I am not sure this study controls for all factors that cause non-completion, but inadequate finance is clearly a major factor. Now we need a study that examines how many students do not get degrees because of inadequate academic preparation. This also will be hard to measure precisely because student commitment to study and persevere is also an important factor in college completion. Subsequent blog entries will discuss even more factors that make up the puzzle of college completion.
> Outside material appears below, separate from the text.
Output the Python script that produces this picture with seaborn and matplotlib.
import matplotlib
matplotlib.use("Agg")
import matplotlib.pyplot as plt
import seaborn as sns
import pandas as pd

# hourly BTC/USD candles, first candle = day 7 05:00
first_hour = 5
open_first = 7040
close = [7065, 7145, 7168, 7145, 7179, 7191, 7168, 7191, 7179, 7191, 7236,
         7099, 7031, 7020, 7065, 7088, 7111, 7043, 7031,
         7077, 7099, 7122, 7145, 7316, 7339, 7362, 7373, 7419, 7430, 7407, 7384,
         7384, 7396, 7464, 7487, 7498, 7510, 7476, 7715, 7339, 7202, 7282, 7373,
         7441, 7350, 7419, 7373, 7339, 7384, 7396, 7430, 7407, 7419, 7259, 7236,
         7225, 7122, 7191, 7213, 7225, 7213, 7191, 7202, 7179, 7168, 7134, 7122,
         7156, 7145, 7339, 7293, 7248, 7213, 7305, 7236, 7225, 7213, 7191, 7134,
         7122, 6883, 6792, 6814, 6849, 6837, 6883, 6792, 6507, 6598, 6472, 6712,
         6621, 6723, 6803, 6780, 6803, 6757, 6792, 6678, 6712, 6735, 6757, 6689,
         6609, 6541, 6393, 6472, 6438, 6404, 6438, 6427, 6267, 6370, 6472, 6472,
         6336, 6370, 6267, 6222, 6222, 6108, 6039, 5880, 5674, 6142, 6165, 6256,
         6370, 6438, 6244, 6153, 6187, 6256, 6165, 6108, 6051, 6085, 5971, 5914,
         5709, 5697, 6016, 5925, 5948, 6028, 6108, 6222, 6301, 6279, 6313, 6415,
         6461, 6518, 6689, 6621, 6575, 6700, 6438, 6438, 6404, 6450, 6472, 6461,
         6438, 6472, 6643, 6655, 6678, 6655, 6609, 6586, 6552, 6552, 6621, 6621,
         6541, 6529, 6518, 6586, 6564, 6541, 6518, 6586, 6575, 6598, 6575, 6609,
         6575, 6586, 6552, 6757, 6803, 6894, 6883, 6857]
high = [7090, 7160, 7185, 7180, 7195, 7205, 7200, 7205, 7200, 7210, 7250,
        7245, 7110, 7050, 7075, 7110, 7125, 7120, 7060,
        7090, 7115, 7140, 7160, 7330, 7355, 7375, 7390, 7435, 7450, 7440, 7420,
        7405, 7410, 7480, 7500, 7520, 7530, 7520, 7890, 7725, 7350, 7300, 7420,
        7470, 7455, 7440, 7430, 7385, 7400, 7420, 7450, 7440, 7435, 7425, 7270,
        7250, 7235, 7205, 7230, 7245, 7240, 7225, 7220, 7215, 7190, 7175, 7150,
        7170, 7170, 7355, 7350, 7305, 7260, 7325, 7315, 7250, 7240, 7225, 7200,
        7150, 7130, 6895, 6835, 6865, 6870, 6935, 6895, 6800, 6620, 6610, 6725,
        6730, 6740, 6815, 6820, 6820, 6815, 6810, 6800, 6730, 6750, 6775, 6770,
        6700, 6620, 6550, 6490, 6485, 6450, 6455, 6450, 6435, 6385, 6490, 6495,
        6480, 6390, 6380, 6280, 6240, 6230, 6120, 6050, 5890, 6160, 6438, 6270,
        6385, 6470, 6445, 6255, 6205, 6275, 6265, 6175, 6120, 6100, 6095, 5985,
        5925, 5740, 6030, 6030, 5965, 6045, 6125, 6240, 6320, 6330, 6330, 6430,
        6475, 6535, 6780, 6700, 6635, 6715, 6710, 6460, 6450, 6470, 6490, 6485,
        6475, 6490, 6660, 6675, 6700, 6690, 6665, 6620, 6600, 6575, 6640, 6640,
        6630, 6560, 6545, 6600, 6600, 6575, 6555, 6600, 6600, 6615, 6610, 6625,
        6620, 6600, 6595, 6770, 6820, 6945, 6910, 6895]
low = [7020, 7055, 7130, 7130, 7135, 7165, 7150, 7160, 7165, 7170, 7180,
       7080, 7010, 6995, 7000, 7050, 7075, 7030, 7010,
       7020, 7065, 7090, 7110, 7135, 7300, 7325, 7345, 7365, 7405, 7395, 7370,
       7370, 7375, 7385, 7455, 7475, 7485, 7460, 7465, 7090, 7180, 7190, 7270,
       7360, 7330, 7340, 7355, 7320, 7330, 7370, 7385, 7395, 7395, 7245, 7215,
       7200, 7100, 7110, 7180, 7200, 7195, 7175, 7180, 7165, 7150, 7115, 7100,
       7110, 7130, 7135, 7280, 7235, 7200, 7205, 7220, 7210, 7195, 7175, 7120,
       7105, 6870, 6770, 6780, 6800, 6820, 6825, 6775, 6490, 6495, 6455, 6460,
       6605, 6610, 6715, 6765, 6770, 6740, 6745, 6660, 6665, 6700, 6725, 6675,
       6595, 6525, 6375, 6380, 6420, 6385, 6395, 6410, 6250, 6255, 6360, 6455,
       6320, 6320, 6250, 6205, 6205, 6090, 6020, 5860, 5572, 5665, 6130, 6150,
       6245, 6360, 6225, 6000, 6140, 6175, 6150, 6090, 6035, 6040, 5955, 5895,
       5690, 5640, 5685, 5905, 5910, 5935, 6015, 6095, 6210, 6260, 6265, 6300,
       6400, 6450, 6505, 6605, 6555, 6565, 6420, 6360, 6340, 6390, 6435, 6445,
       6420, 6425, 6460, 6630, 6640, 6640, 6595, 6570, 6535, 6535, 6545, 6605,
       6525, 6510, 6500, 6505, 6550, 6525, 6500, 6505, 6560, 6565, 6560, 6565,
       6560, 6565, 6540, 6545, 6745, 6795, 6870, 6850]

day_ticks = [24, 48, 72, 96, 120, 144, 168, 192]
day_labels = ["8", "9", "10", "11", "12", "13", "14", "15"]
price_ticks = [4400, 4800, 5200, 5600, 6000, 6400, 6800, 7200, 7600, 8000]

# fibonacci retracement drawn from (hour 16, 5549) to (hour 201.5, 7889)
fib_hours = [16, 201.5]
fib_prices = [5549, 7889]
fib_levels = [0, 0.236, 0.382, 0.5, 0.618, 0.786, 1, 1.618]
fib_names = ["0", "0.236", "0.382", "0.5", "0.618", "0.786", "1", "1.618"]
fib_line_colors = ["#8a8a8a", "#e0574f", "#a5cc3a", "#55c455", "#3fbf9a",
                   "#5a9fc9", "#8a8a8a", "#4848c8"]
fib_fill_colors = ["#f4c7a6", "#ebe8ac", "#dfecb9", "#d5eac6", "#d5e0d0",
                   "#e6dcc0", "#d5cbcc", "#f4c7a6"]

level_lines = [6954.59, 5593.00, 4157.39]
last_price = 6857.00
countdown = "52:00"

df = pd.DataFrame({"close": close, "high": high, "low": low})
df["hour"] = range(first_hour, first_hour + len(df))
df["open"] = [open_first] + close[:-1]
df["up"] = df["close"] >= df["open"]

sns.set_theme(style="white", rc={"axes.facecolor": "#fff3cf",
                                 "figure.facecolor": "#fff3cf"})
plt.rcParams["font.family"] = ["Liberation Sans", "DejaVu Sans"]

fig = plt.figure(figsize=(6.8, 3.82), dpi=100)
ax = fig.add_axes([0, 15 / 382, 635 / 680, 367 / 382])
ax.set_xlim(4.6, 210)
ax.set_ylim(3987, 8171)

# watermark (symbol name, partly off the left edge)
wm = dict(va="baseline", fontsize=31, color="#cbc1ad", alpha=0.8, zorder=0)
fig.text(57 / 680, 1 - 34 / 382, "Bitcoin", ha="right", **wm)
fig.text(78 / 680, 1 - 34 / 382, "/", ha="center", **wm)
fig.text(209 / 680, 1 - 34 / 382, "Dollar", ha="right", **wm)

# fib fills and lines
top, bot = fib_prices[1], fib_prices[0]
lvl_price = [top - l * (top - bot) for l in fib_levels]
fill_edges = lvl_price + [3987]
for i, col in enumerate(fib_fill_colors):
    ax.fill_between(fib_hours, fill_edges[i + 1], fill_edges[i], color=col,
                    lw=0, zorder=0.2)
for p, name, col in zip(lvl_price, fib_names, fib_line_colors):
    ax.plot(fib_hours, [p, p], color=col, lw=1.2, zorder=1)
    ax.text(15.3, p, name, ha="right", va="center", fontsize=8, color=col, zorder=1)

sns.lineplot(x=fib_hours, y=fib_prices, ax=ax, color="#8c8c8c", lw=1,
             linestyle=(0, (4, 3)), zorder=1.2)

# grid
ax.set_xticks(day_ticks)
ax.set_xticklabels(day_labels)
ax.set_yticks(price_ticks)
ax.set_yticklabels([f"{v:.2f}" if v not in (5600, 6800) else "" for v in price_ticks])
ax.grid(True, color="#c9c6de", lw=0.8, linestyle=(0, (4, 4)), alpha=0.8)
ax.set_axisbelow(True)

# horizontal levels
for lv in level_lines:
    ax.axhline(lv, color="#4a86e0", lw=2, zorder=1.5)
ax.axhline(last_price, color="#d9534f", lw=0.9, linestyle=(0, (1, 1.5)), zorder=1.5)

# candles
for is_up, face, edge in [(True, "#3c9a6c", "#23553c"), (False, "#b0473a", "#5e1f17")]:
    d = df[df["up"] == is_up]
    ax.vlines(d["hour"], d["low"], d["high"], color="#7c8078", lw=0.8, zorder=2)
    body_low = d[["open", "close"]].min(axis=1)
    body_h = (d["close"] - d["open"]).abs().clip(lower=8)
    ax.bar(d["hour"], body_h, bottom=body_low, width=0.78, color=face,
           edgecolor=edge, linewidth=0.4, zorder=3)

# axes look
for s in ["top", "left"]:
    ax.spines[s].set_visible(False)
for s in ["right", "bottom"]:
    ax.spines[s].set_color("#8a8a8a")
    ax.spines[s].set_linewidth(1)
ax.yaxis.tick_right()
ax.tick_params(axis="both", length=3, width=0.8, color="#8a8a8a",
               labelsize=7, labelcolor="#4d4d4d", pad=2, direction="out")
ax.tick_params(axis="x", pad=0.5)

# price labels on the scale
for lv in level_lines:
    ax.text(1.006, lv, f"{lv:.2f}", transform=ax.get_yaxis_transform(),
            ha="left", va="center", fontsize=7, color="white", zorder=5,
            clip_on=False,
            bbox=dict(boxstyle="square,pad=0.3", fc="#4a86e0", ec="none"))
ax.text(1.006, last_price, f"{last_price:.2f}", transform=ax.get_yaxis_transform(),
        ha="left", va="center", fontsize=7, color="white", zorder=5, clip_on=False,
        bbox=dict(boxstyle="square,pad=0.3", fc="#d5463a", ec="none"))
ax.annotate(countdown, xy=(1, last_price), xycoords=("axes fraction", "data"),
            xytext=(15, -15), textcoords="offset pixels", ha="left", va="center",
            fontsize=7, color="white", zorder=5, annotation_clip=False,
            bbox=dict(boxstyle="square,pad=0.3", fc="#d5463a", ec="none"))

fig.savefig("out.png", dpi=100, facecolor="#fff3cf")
New Book On College Completion: Two Issues To Consider

  The new book, Crossing The Finish Line by William Bowen and Michael McPherson will be released today , but some previews raise two issues to for me . The authors have records on 200,000 students at 68 colleges and correctly question whether the entire USA 4 year college system is the best in the world.  Their evidence  on college graduation clearly supports the notion that US leadership is confined to very selective colleges that are known worldwide. They look at a range of 4 year colleges from most to least selective, and focus on “undermatching”. For example students who had a 3.5  Grade point average and could have gone to a selective college, but chose to go to a less selective college with a history of low graduation rates.
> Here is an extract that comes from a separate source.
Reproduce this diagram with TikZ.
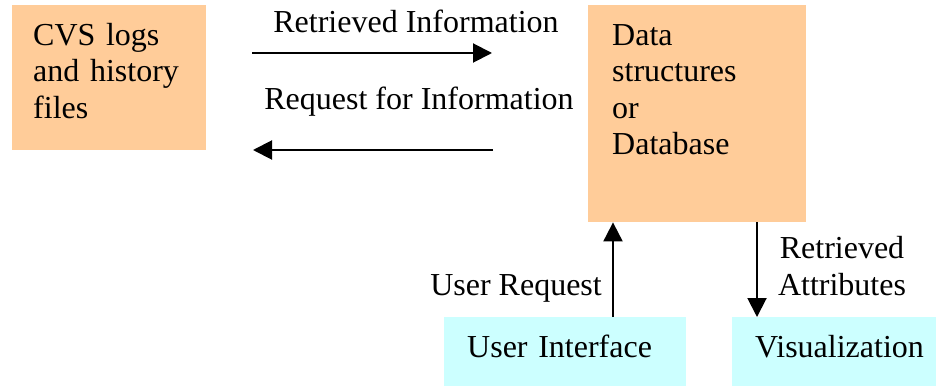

  Here are two things to watch for when the book comes out. The control variables in the september 9, 2009 NY Times review are GPA. The authors compare college graduation rates for students with aa 3.5 GPA in selective and less selective colleges. But we know it is much easier to get a 3.5 GPA at some high schools than others. So , the less selective colleges may be enrolling weaker students and this is a significant cause of their higher drop out rates. This would weaken the control variable, and impact the outcome analysis.

 Second, they use 6 year graduation rates, but Cliff Adelman in his book, The Toolbox Revisited found that at the less selective institutions a significant number of students take more than 6 years to finish for a variety of reasons. What would  10 year graduation rates show?